By Adedapo Adesanya
On Thursday, Brent crude futures rose by $1.70 or 2.4 per cent to $72.31 per barrel and the US West Texas Intermediate (WTI) jumped by $1.91 or 2.8 per cent to $69.22 per barrel as producers assessed the damage to output in the Gulf of Mexico after Hurricane Francine tore through offshore oil-producing areas in the United States.
Analysts estimated that as much as 1.5 million barrels of Gulf of Mexico’s output was disrupted by the storm as companies evacuated more than 171 offshore platforms due to Francine.
The disruptions are estimated to have reduced output this month from the Gulf of Mexico by around 50,000 barrels per day.

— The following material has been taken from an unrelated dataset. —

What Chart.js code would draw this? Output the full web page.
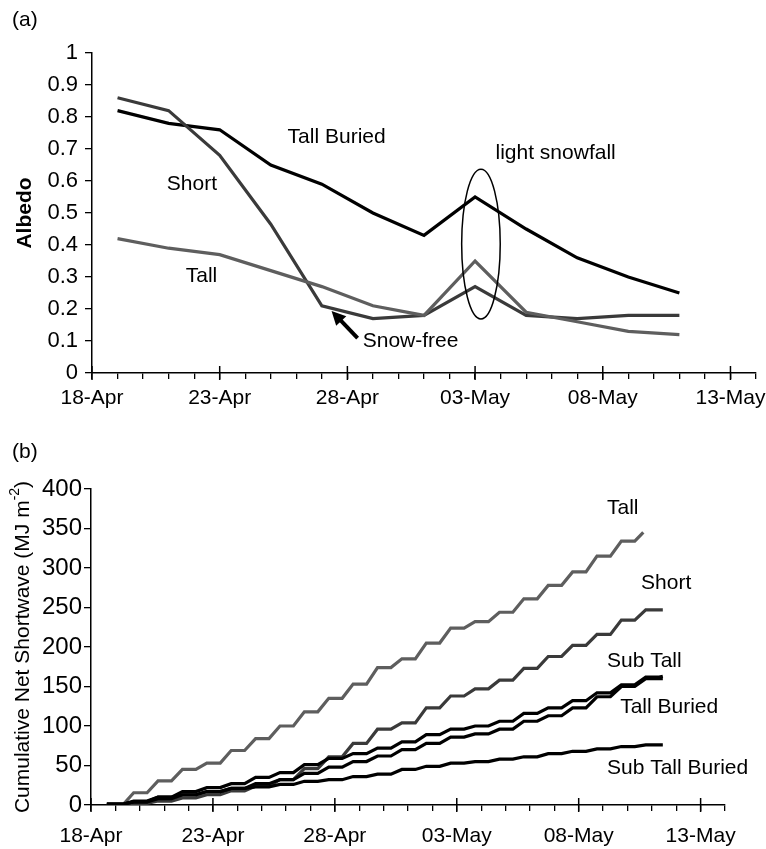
<!DOCTYPE html>
<html>
<head>
<meta charset="utf-8">
<script src="https://cdn.jsdelivr.net/npm/chart.js@4.4.1/dist/chart.umd.min.js"></script>
<style>
  html, body { margin: 0; padding: 0; background: #fff; }
  #wrap { position: relative; width: 766px; height: 849px; }
  .panel { position: absolute; left: 0; width: 766px; }
  #boxA { top: 0; height: 415px; }
  #boxB { top: 415px; height: 434px; }
</style>
</head>
<body>
<div id="wrap">
  <div class="panel" id="boxA"><canvas id="chartA" width="766" height="415"></canvas></div>
  <div class="panel" id="boxB"><canvas id="chartB" width="766" height="434"></canvas></div>
</div>
<script>
// ---- data (days counted from 18-Apr) ----
const dateLabels = ['18-Apr', '23-Apr', '28-Apr', '03-May', '08-May', '13-May'];

// (a) albedo, sampled every second day
const albedoDays = [1, 3, 5, 7, 9, 11, 13, 15, 17, 19, 21, 23];
const albedoTallBuried = [0.82, 0.78, 0.76, 0.65, 0.59, 0.50, 0.43, 0.55, 0.45, 0.36, 0.30, 0.25];
const albedoShort = [0.86, 0.82, 0.68, 0.465, 0.21, 0.17, 0.18, 0.27, 0.18, 0.17, 0.18, 0.18];
const albedoTall = [0.42, 0.39, 0.37, 0.32, 0.27, 0.21, 0.18, 0.35, 0.19, 0.16, 0.13, 0.12];

// (b) cumulative net shortwave, night-time plateau value for day 1, 2, 3 ...
const cumTall = [0, 15.5, 30.5, 45, 53, 69, 84, 100, 118, 135, 153, 174, 185, 205, 224, 232, 244, 261, 278, 295, 315, 334];
const cumShort = [0, 2, 5, 9, 13, 18, 24, 32, 46, 61, 78, 96, 104, 123, 138, 147, 158, 173, 188, 202, 216, 234, 247];
const cumSubTall = [1, 4, 10, 17, 22, 27, 35, 41, 51, 59, 65, 72, 80, 89, 96, 100, 106, 116, 123, 132, 142, 152, 162];
const cumTallBuried = [1, 4, 8, 13, 17, 21, 27, 32, 40, 48, 55, 62, 70, 78, 86, 90, 96, 106, 113, 123, 137, 150, 160];
const cumSubTallBuried = [1, 5, 10, 13, 17, 21, 23, 26, 30, 32, 36, 39, 45, 49, 53, 55, 58, 61, 65, 68, 71, 74, 76];
const cumStartDay = 0.65;
const cumEnd = { tall: [22.65, 345], other: 23.45 };

const FONT = '"Liberation Sans", Arial, Helvetica, sans-serif';
Chart.defaults.font.family = FONT;
Chart.defaults.font.size = 21;
Chart.defaults.color = '#000';

// turn daily plateau values into a stair-like line (flat at night, rising by day)
function stairs(vals, endDay, endVal) {
    const pts = [{ x: cumStartDay, y: vals[0] }];
    vals.forEach(function (v, i) {
        const day = i + 1;
        if (i > 0) pts.push({ x: day - 0.25, y: v });
        pts.push({ x: day + 0.3, y: v });
    });
    pts.push({ x: endDay, y: endVal });
    return pts;
}

function pairs(xs, ys) {
    return xs.map(function (d, i) { return { x: d, y: ys[i] }; });
}

// long ticks crossing the x axis at every 5th day
const majorTicks = {
    id: 'majorTicks',
    afterDraw(chart) {
        const xs = chart.scales.x, ctx = chart.ctx, y0 = chart.chartArea.bottom;
        ctx.save();
        ctx.strokeStyle = '#000';
        ctx.lineWidth = 1.5;
        xs.ticks.forEach(function (t) {
            if (t.value % 5 === 0) {
                const px = xs.getPixelForValue(t.value);
                ctx.beginPath();
                ctx.moveTo(px, y0 - 7);
                ctx.lineTo(px, y0 + 7);
                ctx.stroke();
            }
        });
        ctx.restore();
    }
};

function xAxis(height, pad) {
    return {
        type: 'linear', min: 0, max: 26,
        ticks: {
            stepSize: 1, autoSkip: false, maxRotation: 0, maxTicksLimit: 40, padding: pad,
            callback: function (v) { return v % 5 === 0 ? dateLabels[v / 5] : ''; }
        },
        grid: { drawOnChartArea: false, tickLength: 6, color: '#000', lineWidth: 1.3 },
        border: { color: '#000', width: 1.5 },
        afterFit: function (s) { s.height = height; }
    };
}

function lineSet(data, color) {
    return { data: data, borderColor: color, borderWidth: 3.2, pointRadius: 0, tension: 0, fill: false };
}

// ---- chart (a) ----
const notesA = [
    { text: 'Tall Buried', day: 7.66, val: 0.737 },
    { text: 'Short', day: 2.93, val: 0.59 },
    { text: 'Tall', day: 3.67, val: 0.303 },
    { text: 'light snowfall', day: 15.8, val: 0.6875 },
    { text: 'Snow-free', day: 10.6, val: 0.1 }
];

const extrasA = {
    id: 'extrasA',
    afterDatasetsDraw(chart) {
        const ctx = chart.ctx, x = chart.scales.x, y = chart.scales.y, area = chart.chartArea;
        ctx.save();
        ctx.fillStyle = '#000';
        ctx.strokeStyle = '#000';
        ctx.textBaseline = 'middle';
        ctx.textAlign = 'left';
        ctx.font = '21px ' + FONT;
        notesA.forEach(function (n) {
            ctx.fillText(n.text, x.getPixelForValue(n.day), y.getPixelForValue(n.val));
        });
        ctx.fillText('(a)', 12, 20);

        // ellipse round the snowfall peak
        const cx = x.getPixelForValue(15.23), cy = y.getPixelForValue(0.403);
        const rx = x.getPixelForValue(15.23 + 0.755) - cx;
        const ry = cy - y.getPixelForValue(0.403 + 0.234);
        ctx.lineWidth = 1.5;
        ctx.beginPath();
        ctx.ellipse(cx, cy, rx, ry, 0, 0, Math.PI * 2);
        ctx.stroke();

        // arrow to the snow-free point
        const hx = x.getPixelForValue(9.38), hy = y.getPixelForValue(0.194);
        const tx = x.getPixelForValue(10.4), ty = y.getPixelForValue(0.109);
        const ang = Math.atan2(hy - ty, hx - tx);
        ctx.lineWidth = 4;
        ctx.beginPath();
        ctx.moveTo(tx, ty);
        ctx.lineTo(hx - 8 * Math.cos(ang), hy - 8 * Math.sin(ang));
        ctx.stroke();
        ctx.beginPath();
        ctx.moveTo(hx, hy);
        ctx.lineTo(hx - 14 * Math.cos(ang) + 7 * Math.sin(ang), hy - 14 * Math.sin(ang) - 7 * Math.cos(ang));
        ctx.lineTo(hx - 14 * Math.cos(ang) - 7 * Math.sin(ang), hy - 14 * Math.sin(ang) + 7 * Math.cos(ang));
        ctx.closePath();
        ctx.fill();

        // y title
        ctx.translate(25, (area.top + area.bottom) / 2);
        ctx.rotate(-Math.PI / 2);
        ctx.textAlign = 'center';
        ctx.font = 'bold 21px ' + FONT;
        ctx.fillText('Albedo', 0, 0);
        ctx.restore();
    }
};

new Chart(document.getElementById('chartA'), {
    type: 'line',
    data: {
        datasets: [
            lineSet(pairs(albedoDays, albedoTall), '#5e5e5e'),
            lineSet(pairs(albedoDays, albedoShort), '#3a3a3a'),
            lineSet(pairs(albedoDays, albedoTallBuried), '#000000')
        ]
    },
    options: {
        responsive: false,
        animation: false,
        layout: { padding: { top: 53, right: 10, left: 0, bottom: 0 } },
        plugins: { legend: { display: false }, tooltip: { enabled: false } },
        scales: {
            x: xAxis(42, 7),
            y: {
                min: 0, max: 1,
                ticks: {
                    stepSize: 0.1, padding: 7, font: { size: 22 },
                    callback: function (v) { return String(Math.round(v * 10) / 10); }
                },
                grid: { drawOnChartArea: false, tickLength: 7, color: '#000', lineWidth: 1.3 },
                border: { color: '#000', width: 1.5 },
                afterFit: function (s) { s.width = 92; }
            }
        }
    },
    plugins: [majorTicks, extrasA]
});

// ---- chart (b) ----
const notesB = [
    { text: 'Tall', day: 21.16, val: 376 },
    { text: 'Short', day: 22.56, val: 281 },
    { text: 'Sub Tall', day: 21.16, val: 181.6 },
    { text: 'Tall Buried', day: 21.7, val: 123.8 },
    { text: 'Sub Tall Buried', day: 21.16, val: 46.5 }
];

const extrasB = {
    id: 'extrasB',
    afterDatasetsDraw(chart) {
        const ctx = chart.ctx, x = chart.scales.x, y = chart.scales.y, area = chart.chartArea;
        ctx.save();
        ctx.fillStyle = '#000';
        ctx.textBaseline = 'middle';
        ctx.textAlign = 'left';
        ctx.font = '21px ' + FONT;
        notesB.forEach(function (n) {
            ctx.fillText(n.text, x.getPixelForValue(n.day), y.getPixelForValue(n.val));
        });
        ctx.fillText('(b)', 12, 37);

        // y title with superscript
        const main = 'Cumulative Net Shortwave (MJ m', sup = '-2', close = ')';
        ctx.translate(23, (area.top + area.bottom) / 2);
        ctx.rotate(-Math.PI / 2);
        ctx.font = '21px ' + FONT;
        const w1 = ctx.measureText(main).width, w3 = ctx.measureText(close).width;
        ctx.font = '14px ' + FONT;
        const w2 = ctx.measureText(sup).width;
        let px = -(w1 + w2 + w3) / 2;
        ctx.textAlign = 'left';
        ctx.font = '21px ' + FONT;
        ctx.fillText(main, px, 0);
        px += w1;
        ctx.font = '14px ' + FONT;
        ctx.fillText(sup, px, -8);
        px += w2;
        ctx.font = '21px ' + FONT;
        ctx.fillText(close, px, 0);
        ctx.restore();
    }
};

new Chart(document.getElementById('chartB'), {
    type: 'line',
    data: {
        datasets: [
            lineSet(stairs(cumSubTallBuried, cumEnd.other, 76), '#000000'),
            lineSet(stairs(cumTallBuried, cumEnd.other, 160), '#000000'),
            lineSet(stairs(cumSubTall, cumEnd.other, 163), '#000000'),
            lineSet(stairs(cumShort, cumEnd.other, 247), '#3a3a3a'),
            lineSet(stairs(cumTall, cumEnd.tall[0], cumEnd.tall[1]), '#5e5e5e')
        ]
    },
    options: {
        responsive: false,
        animation: false,
        layout: { padding: { top: 74, right: 41, left: 0, bottom: 0 } },
        plugins: { legend: { display: false }, tooltip: { enabled: false } },
        scales: {
            x: xAxis(44, 13),
            y: {
                min: 0, max: 400,
                ticks: { stepSize: 50, padding: 2, font: { size: 24 } },
                grid: { drawOnChartArea: false, tickLength: 7, color: '#000', lineWidth: 1.3 },
                border: { color: '#000', width: 1.5 },
                afterFit: function (s) { s.width = 91; }
            }
        }
    },
    plugins: [majorTicks, extrasB]
});
</script>
</body>
</html>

Reuters reported that some analysts cautioned that Francine’s impact could be short-lived, as it lost intensity quickly after making landfall in Louisiana on Wednesday evening. This could sway the oil market’s attention back to a lack of global demand.
Also, since it made landfall as a Category 2 storm, there is a chance that the impact won’t last that long, even though the Governor of Louisiana declared a state of emergency.
On Thursday, the International Energy Agency lowered its 2024 demand growth forecasts by more than 7 percent to 900,000 barrels per day, citing weak demand in China and feeble growth in other regions.
This is after the Organisation of the Petroleum Exporting Countries and its allies, the OPEC+ producer group on Tuesday slashed its annual demand growth forecasts for the second month in a row.
Global oil demand growth in the first half of 2024 was only 800,000 barrels per day year-on-year, the lowest pace of growth since 2020, the IEA said in its closely-watched Oil Market Report.
The Paris-based agency said the main driver of the sluggish growth has been “a rapidly slowing China,” where oil consumption contracted on an annual basis for a fourth straight month in July, by 280,000 barrels per day.
Concerns about weak global oil demand, particularly from top importer China, have weighed heavily on prices in recent months.
The IEA now sees annual growth in global demand at 900,000 barrels per day this year, compared to 2.1 million barrels per day growth in 2023. The rise in demand for 2025 is seen at an equally subdued level of about 950,000 barrels per day.
The US, the world’s top oil consumer is also indicating weak demand as oil stockpiles rose in the country last week as crude imports grew, exports dipped, and fuel demand slumped, data from the Energy Information Administration (EIA) showed on Wednesday.